Releases Can Be Complex

            What happens if a lender returns, or reconveys, a Deed of Trust to a Borrower? Can a Borrower remain liable for an unpaid loan even if a Deed of Trust (or mortgage) is reconveyed to the Borrower?

Many years ago this question was addressed in a California court case.  In that case, two partners received a loan of $1,552 from a lender.  The two partners signed a Promissory Note.  The partners also signed a mortgage (which is similar to a Deed of Trust).  This mortgage provided the lender with a security interest in property that was owned by the partners.

The First Partner repaid $35 to the lender (and that was all that he paid).  The lender then released his mortgage on the Property so that the Property could be sold.  The Property was sold for $800, and this amount was paid to the lender.  The Second Partner thereafter paid off the remaining loan balance through a combination of payment and providing labor. (This means the Second Partner paid about $717 to the lender). The Second Partner then asked the Second Partner for reimbursement, because the First Partner had only paid $35, but the Second Partner had paid $717.

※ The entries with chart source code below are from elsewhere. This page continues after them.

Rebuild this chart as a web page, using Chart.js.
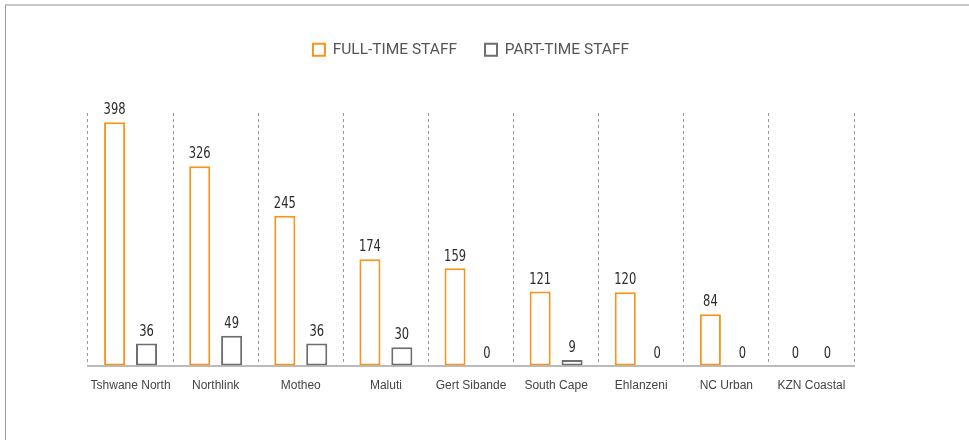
<!DOCTYPE html>
<html>
<head>
<meta charset="utf-8">
<script src="https://cdn.jsdelivr.net/npm/chart.js@4.4.1/dist/chart.umd.min.js"></script>
<style>
  html, body { margin: 0; padding: 0; background: #fff; }
  #wrap { position: relative; width: 969px; height: 440px; overflow: hidden; }
  #card {
    position: absolute; left: 5px; top: 4px; width: 1000px; height: 500px;
    border-top: 2px solid #c8c8c8; border-left: 1px solid #999;
  }
  canvas { position: absolute; left: 0; top: 0; }
</style>
</head>
<body>
<div id="wrap">
  <div id="card"></div>
  <canvas id="staffChart" width="969" height="440"></canvas>
</div>
<script>
  // Data
  const campuses = ["Tshwane North", "Northlink", "Motheo", "Maluti", "Gert Sibande",
    "South Cape", "Ehlanzeni", "NC Urban", "KZN Coastal"];
  const fullTime = [398, 326, 245, 174, 159, 121, 120, 84, 0];
  const partTime = [36, 49, 36, 30, 0, 9, 0, 0, 0];

  const orange = "#f7941d";
  const grey = "#6d6e71";

  // numbers above the bars, slightly condensed
  const valueLabels = {
    id: "valueLabels",
    afterDatasetsDraw(chart) {
      const ctx = chart.ctx;
      chart.data.datasets.forEach((ds, i) => {
        chart.getDatasetMeta(i).data.forEach((bar, j) => {
          ctx.save();
          ctx.font = "16px 'DejaVu Sans Condensed', 'Liberation Sans', sans-serif";
          ctx.fillStyle = "#2b2b2b";
          ctx.textAlign = "center";
          ctx.textBaseline = "bottom";
          ctx.translate(bar.x, bar.y - 4);
          ctx.scale(0.8, 1);
          ctx.fillText(String(ds.data[j]), 0, 0);
          ctx.restore();
        });
      });
    },
  };

  // taller legend block so the plot starts lower
  const legendSpace = {
    id: "legendSpace",
    beforeInit(chart) {
      const origFit = chart.legend.fit;
      chart.legend.fit = function () {
        origFit.bind(chart.legend)();
        this.height = 99;
      };
    },
  };

  const zeroAware = (c) => (c.raw === 0 ? 0 : 2);

  new Chart(document.getElementById("staffChart"), {
    type: "bar",
    data: {
      labels: campuses,
      datasets: [
        {
          label: "FULL-TIME STAFF",
          data: fullTime,
          backgroundColor: "#fff",
          borderColor: orange,
          borderWidth: zeroAware,
          borderSkipped: false,
          categoryPercentage: 0.75,
          barPercentage: 0.66,
        },
        {
          label: "PART-TIME STAFF",
          data: partTime,
          backgroundColor: "#fff",
          borderColor: grey,
          borderWidth: zeroAware,
          borderSkipped: false,
          categoryPercentage: 0.75,
          barPercentage: 0.66,
        },
      ],
    },
    options: {
      responsive: false,
      animation: false,
      layout: { padding: { left: 88, right: 115, top: 14, bottom: 34 } },
      scales: {
        x: {
          grid: {
            display: true,
            offset: true,
            color: "#999",
            lineWidth: 1,
            drawTicks: false,
          },
          border: { display: true, color: "#bbb", width: 2, dash: [3, 3] },
          ticks: {
            color: "#444",
            padding: 13,
            maxRotation: 0,
            autoSkip: false,
            font: { family: "'Liberation Sans', Arial, sans-serif", size: 12 },
          },
        },
        y: {
          display: false,
          min: 0,
          max: 413,
        },
      },
      plugins: {
        legend: {
          position: "top",
          labels: {
            boxWidth: 12,
            boxHeight: 12,
            padding: 28,
            color: "#555",
            font: { family: "Roboto, sans-serif", size: 15.5 },
            generateLabels(chart) {
              return chart.data.datasets.map((ds, i) => ({
                text: ds.label,
                fillStyle: "#fff",
                strokeStyle: i === 0 ? orange : grey,
                lineWidth: 2,
                datasetIndex: i,
                fontColor: "#555",
              }));
            },
          },
        },
        tooltip: { enabled: false },
      },
    },
    plugins: [valueLabels, legendSpace],
  });
</script>
</body>
</html>
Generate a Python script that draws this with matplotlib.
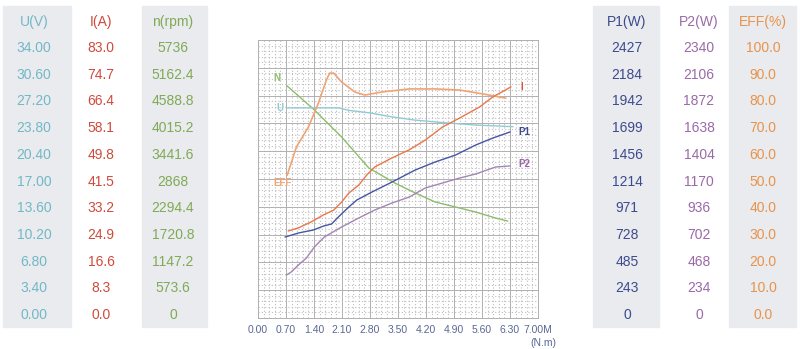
import matplotlib.pyplot as plt
from matplotlib.patches import Rectangle
from matplotlib.ticker import MultipleLocator

plt.rcParams['font.family'] = ['Liberation Sans', 'DejaVu Sans']

##### Data #################################################################

# table columns (top to bottom)
u_ticks = ['34.00', '30.60', '27.20', '23.80', '20.40', '17.00', '13.60', '10.20', '6.80', '3.40', '0.00']
i_ticks = ['83.0', '74.7', '66.4', '58.1', '49.8', '41.5', '33.2', '24.9', '16.6', '8.3', '0.0']
n_ticks = ['5736', '5162.4', '4588.8', '4015.2', '3441.6', '2868', '2294.4', '1720.8', '1147.2', '573.6', '0']
p1_ticks = ['2427', '2184', '1942', '1699', '1456', '1214', '971', '728', '485', '243', '0']
p2_ticks = ['2340', '2106', '1872', '1638', '1404', '1170', '936', '702', '468', '234', '0']
eff_ticks = ['100.0', '90.0', '80.0', '70.0', '60.0', '50.0', '40.0', '30.0', '20.0', '10.0', '0.0']

x_ticks = ['0.00', '0.70', '1.40', '2.10', '2.80', '3.50', '4.20', '4.90', '5.60', '6.30', '7.00M']

# curves, torque in N.m
n_x = [0.73, 1.41, 2.09, 2.77, 3.42, 3.93, 4.43, 4.94, 5.44, 5.94, 6.24]
n_y = [4787, 4292, 3735, 3095, 2785, 2580, 2393, 2290, 2187, 2063, 2001]

u_x = [0.73, 2.01, 2.27, 2.77, 3.35, 3.93, 4.61, 5.44, 6.37]
u_y = [25.7, 25.7, 25.4, 25.1, 24.6, 24.2, 23.9, 23.6, 23.4]

eff_x = [0.73, 0.96, 1.26, 1.51, 1.71, 1.79, 1.89, 2.09, 2.42, 2.67, 3.10, 3.78, 4.43, 5.04, 5.62, 6.19]
eff_y = [51.4, 61.5, 68.7, 77.3, 85.6, 88.1, 88.1, 84.9, 81.3, 80.2, 81.3, 82.4, 82.4, 82.0, 80.6, 79.1]

i_x = [0.76, 1.01, 1.33, 1.64, 1.89, 2.09, 2.27, 2.52, 2.72, 2.92, 3.35, 3.78, 4.18, 4.61, 5.04, 5.54, 5.87, 6.19, 6.32]
i_y = [26.0, 26.9, 28.7, 30.8, 32.2, 34.6, 37.3, 39.7, 42.7, 45.1, 47.8, 50.2, 53.1, 57.0, 59.7, 63.0, 66.0, 68.1, 69.0]

p1_x = [0.68, 1.01, 1.38, 1.64, 1.84, 2.01, 2.27, 2.47, 2.85, 3.35, 3.93, 4.43, 4.94, 5.44, 5.87, 6.30]
p1_y = [707, 742, 768, 803, 821, 882, 969, 1030, 1100, 1187, 1292, 1362, 1423, 1510, 1571, 1624]

p2_x = [0.71, 0.83, 1.01, 1.21, 1.41, 1.66, 2.09, 2.52, 2.92, 3.35, 3.78, 4.18, 4.61, 5.04, 5.44, 5.94, 6.30]
p2_y = [362, 387, 446, 505, 598, 682, 766, 842, 909, 968, 1018, 1094, 1136, 1178, 1212, 1271, 1280]

##### Styles #################################################################

c_u, c_i, c_n = '#72b8c6', '#cf4a3c', '#80aa56'
c_p1, c_p2, c_eff = '#3d4b8c', '#9a6aa8', '#e8934c'
bg = '#e9ebee'

fig = plt.figure(figsize=(8, 3.49), dpi=100)
W, H = 800, 349


def table_column(cx, header, values, color, shaded, x0, x1):
    if shaded:
        fig.patches.append(Rectangle((x0 / W, 1 - 327 / H), (x1 - x0) / W, (327 - 6) / H,
                                     transform=fig.transFigure, color=bg, zorder=0))
    fig.text(cx / W, 1 - 22 / H, header, color=color, fontsize=10, ha='center', va='center')
    for k, v in enumerate(values):
        y = 48 + k * 26.7
        fig.text(cx / W, 1 - y / H, v, color=color, fontsize=10, ha='center', va='center')


table_column(34, 'U(V)', u_ticks, c_u, True, 3, 71)
table_column(101, 'I(A)', i_ticks, c_i, False, 0, 0)
table_column(173, 'n(rpm)', n_ticks, c_n, True, 142, 207)
table_column(627, 'P1(W)', p1_ticks, c_p1, True, 593, 659)
table_column(699, 'P2(W)', p2_ticks, c_p2, False, 0, 0)
table_column(763, 'EFF(%)', eff_ticks, c_eff, True, 729, 796)

##### Chart #################################################################

ax = fig.add_axes([258 / W, 1 - 318 / H, 280 / W, 278 / H])
ax.set_xlim(0, 7.0)
ax.set_ylim(0, 10)

ax.xaxis.set_major_locator(MultipleLocator(0.7))
ax.xaxis.set_minor_locator(MultipleLocator(0.14))
ax.yaxis.set_major_locator(MultipleLocator(1))
ax.yaxis.set_minor_locator(MultipleLocator(0.2))
ax.grid(which='major', color='#b0b0b0', linewidth=0.7)
ax.grid(which='minor', color='#bdbdbd', linewidth=0.8, linestyle=(0, (1, 2)))
ax.set_axisbelow(True)
for s in ax.spines.values():
    s.set_color('#b0b0b0')
    s.set_linewidth(0.7)

ax.set_xticks([k * 0.7 for k in range(11)])
ax.set_xticklabels(x_ticks, fontsize=7.5, color='#5a6794')
ax.tick_params(axis='both', which='both', length=0)
ax.tick_params(axis='y', labelleft=False)
ax.tick_params(axis='x', pad=5)
ax.text(6.82, -0.9, '(N.m)', fontsize=7.5, color='#5a6794', ha='left', va='center')

# scale each series to the 10 grid rows using its table top value
ax.plot(n_x, [v / 5736 * 10 for v in n_y], color='#8dbd6c', lw=1)
ax.plot(u_x, [v / 34.0 * 10 for v in u_y], color='#8fcbd3', lw=1)
ax.plot(eff_x, [v / 100.0 * 10 for v in eff_y], color='#f0a474', lw=1.2)
ax.plot(i_x, [v / 83.0 * 10 for v in i_y], color='#e8774a', lw=1)
ax.plot(p1_x, [v / 2427 * 10 for v in p1_y], color='#4556a4', lw=1)
ax.plot(p2_x, [v / 2340 * 10 for v in p2_y], color='#a486b4', lw=1)

lab = dict(fontsize=7, fontweight='bold', va='center')
ax.text(0.38, 8.65, 'N', color='#8dbd6c', **lab)
ax.text(0.45, 7.55, 'U', color='#8fcbd3', **lab)
ax.text(0.38, 4.85, 'EFF', color='#f0a474', **lab)
ax.text(6.55, 8.3, 'I', color='#d9553c', **lab)
ax.text(6.52, 6.7, 'P1', color='#3d4b8c', **lab)
ax.text(6.52, 5.55, 'P2', color='#9a6aa8', **lab)

fig.savefig('out.png', dpi=100)
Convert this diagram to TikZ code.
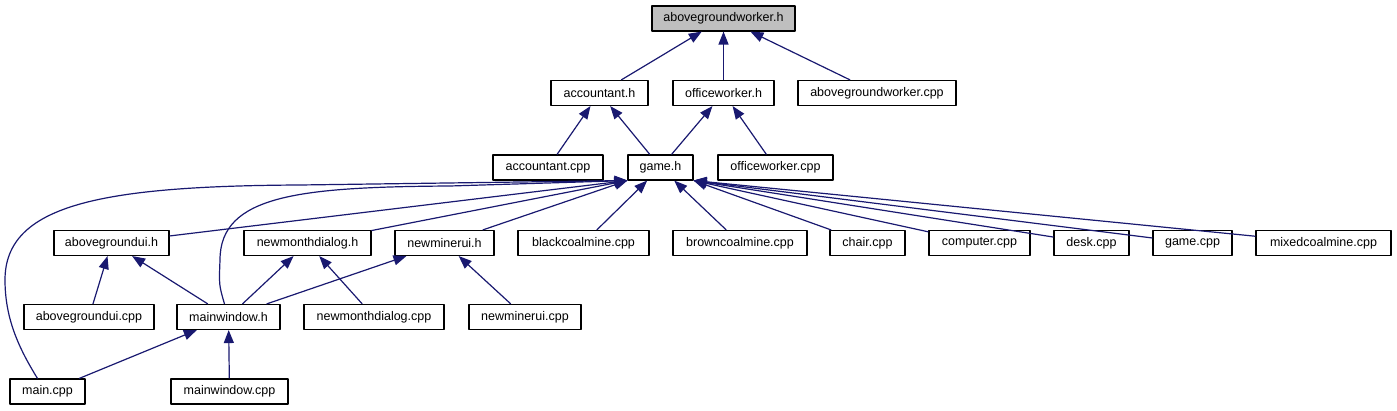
\documentclass[tikz,border=0pt]{standalone}
\usepackage{fontspec}
\setmainfont{Liberation Sans}
\usepackage{xcolor}
\usepackage{tikz}
\usetikzlibrary{arrows.meta,positioning}
\definecolor{edgeblue}{HTML}{191970}
\definecolor{rootgray}{HTML}{BFBFBF}

\begin{document}
\begin{tikzpicture}[x=1pt, y=-1pt, line join=round,
  file/.style={draw=black, line width=1.1pt, fill=white, inner sep=0pt,
    minimum height=25pt, font=\fontsize{12.5}{14}\selectfont},
  dep/.style={draw=edgeblue, line width=1.2pt, -{Triangle[length=13pt,width=10pt]}}]
\useasboundingbox (0,0) rectangle (1397,411);
\node[file, fill=rootgray, minimum width=143pt] (abvwh) at (723.5,18.5) {abovegroundworker.h};
\node[file, minimum width=97pt]  (acch)    at (599.5,93) {accountant.h};
\node[file, minimum width=101pt] (offh)    at (723.5,93) {officeworker.h};
\node[file, minimum width=158pt] (abvwcpp) at (877,93) {abovegroundworker.cpp};
\node[file, minimum width=110pt] (acccpp)  at (548,167.5) {accountant.cpp};
\node[file, minimum width=65pt]  (gameh)   at (660.5,167.5) {game.h};
\node[file, minimum width=115pt] (offcpp)  at (775.5,167.5) {officeworker.cpp};
\node[file, minimum width=115pt] (auih)    at (111.5,243) {abovegroundui.h};
\node[file, minimum width=127pt] (nmdh)    at (307.5,243) {newmonthdialog.h};
\node[file, minimum width=99pt]  (nmuh)    at (444.5,243) {newminerui.h};
\node[file, minimum width=131pt] (black)   at (583.5,243) {blackcoalmine.cpp};
\node[file, minimum width=134pt] (brown)   at (740,243) {browncoalmine.cpp};
\node[file, minimum width=75pt]  (chair)   at (867.5,243) {chair.cpp};
\node[file, minimum width=101pt] (comp)    at (979.5,243) {computer.cpp};
\node[file, minimum width=75pt]  (desk)    at (1091.5,243) {desk.cpp};
\node[file, minimum width=79pt]  (gamecpp) at (1192.5,243) {game.cpp};
\node[file, minimum width=135pt] (mixed)   at (1323.5,243) {mixedcoalmine.cpp};
\node[file, minimum width=130pt] (auicpp)  at (89,317) {abovegroundui.cpp};
\node[file, minimum width=103pt] (mwh)     at (228.5,317) {mainwindow.h};
\node[file, minimum width=140pt] (nmdcpp)  at (374,317) {newmonthdialog.cpp};
\node[file, minimum width=112pt] (nmucpp)  at (525,317) {newminerui.cpp};
\node[file, minimum width=75pt]  (maincpp) at (47.5,391.5) {main.cpp};
\node[file, minimum width=117pt] (mwcpp)   at (229.5,391.5) {mainwindow.cpp};

\draw[dep] (acch) -- (abvwh);
\draw[dep] (offh) -- (abvwh);
\draw[dep] (abvwcpp) -- (abvwh);
\draw[dep] (acccpp) -- (acch);
\draw[dep] (gameh) -- (acch);
\draw[dep] (gameh) -- (offh);
\draw[dep] (offcpp) -- (offh);
\draw[dep] (auih) -- (gameh.south west);
\draw[dep] (nmdh) -- (gameh.south west);
\draw[dep] (nmuh) -- (gameh.south west);
\draw[dep] (black) -- (gameh);
\draw[dep] (brown) -- (gameh);
\draw[dep] (chair) -- (gameh.south east);
\draw[dep] (comp) -- (gameh.south east);
\draw[dep] (desk) -- (gameh.south east);
\draw[dep] (gamecpp) -- (gameh.south east);
\draw[dep] (mixed) -- (gameh.south east);
\draw[dep] ([xshift=-10pt]maincpp.north) .. controls (20,350) and (5,320) .. (5,280)
  .. controls (5,205) and (100,186) .. (300,185) -- (gameh.south west);
\draw[dep] ([xshift=-4pt]mwh.north) .. controls (219,285) .. (220,260)
  .. controls (220,195) and (300,187) .. (450,186) -- (gameh.south west);
\draw[dep] (auicpp) -- (auih);
\draw[dep] (mwh) -- (auih);
\draw[dep] (mwh) -- (nmdh);
\draw[dep] (nmdcpp) -- (nmdh);
\draw[dep] (mwh) -- (nmuh);
\draw[dep] (nmucpp) -- (nmuh);
\draw[dep] (maincpp) -- (mwh);
\draw[dep] (mwcpp) -- (mwh);
\end{tikzpicture}
\end{document}
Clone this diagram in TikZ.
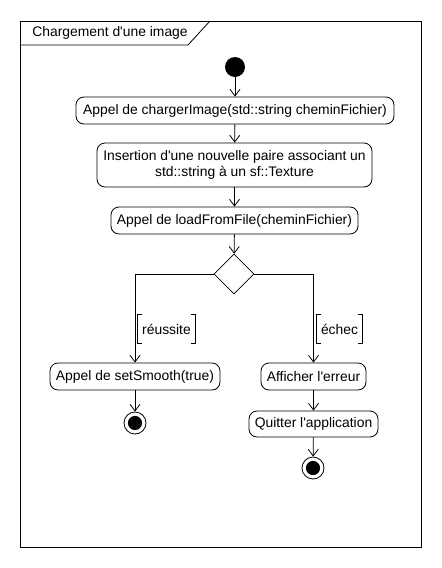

The First Partner refused to reimburse the Second Partner, in part because the mortgage had been released.  The First Partner claimed that the debt to the lender was fully discharged by the release of the mortgage, and that therefore the First Partner had no further liability on the loan.

The Court ruled that a release of a mortgage does not automatically discharge a loan.  (This means a borrower can get their mortgage released, but such a borrower may still owe money to a lender unless the lender also releases the borrower from liability on the loan).

This is an old case.  It might seem like $800 is a low price for a sale of property.  That’s because property prices were much lower when this case was decided.  The Promissory Note in this case was signed by the two partners shortly after gold was discovered in California – the Promissory Note was signed in 1850, and the court’s opinion was published in 1854.  The case was decided by the California Supreme Court, and is reported as Sherwood v. Dunbar (1854) 6 Cal. 53.

The Sherwood case discusses a general principle of real estate law, but the correct application of this law to any given situation requires the kind of skills employed by an attorney. Issues regarding a release of borrower liability under a loan, a Promissory Note, a mortgage or a Deed of Trust are complex.  It would be easy for borrower to misunderstand the legal principles involved in such a release or when such a release is actually effective. Lending laws and Real Estate laws are complex.  Borrowers faced with questions or issues involving loans or real property security instruments should consult an attorney and a tax professional.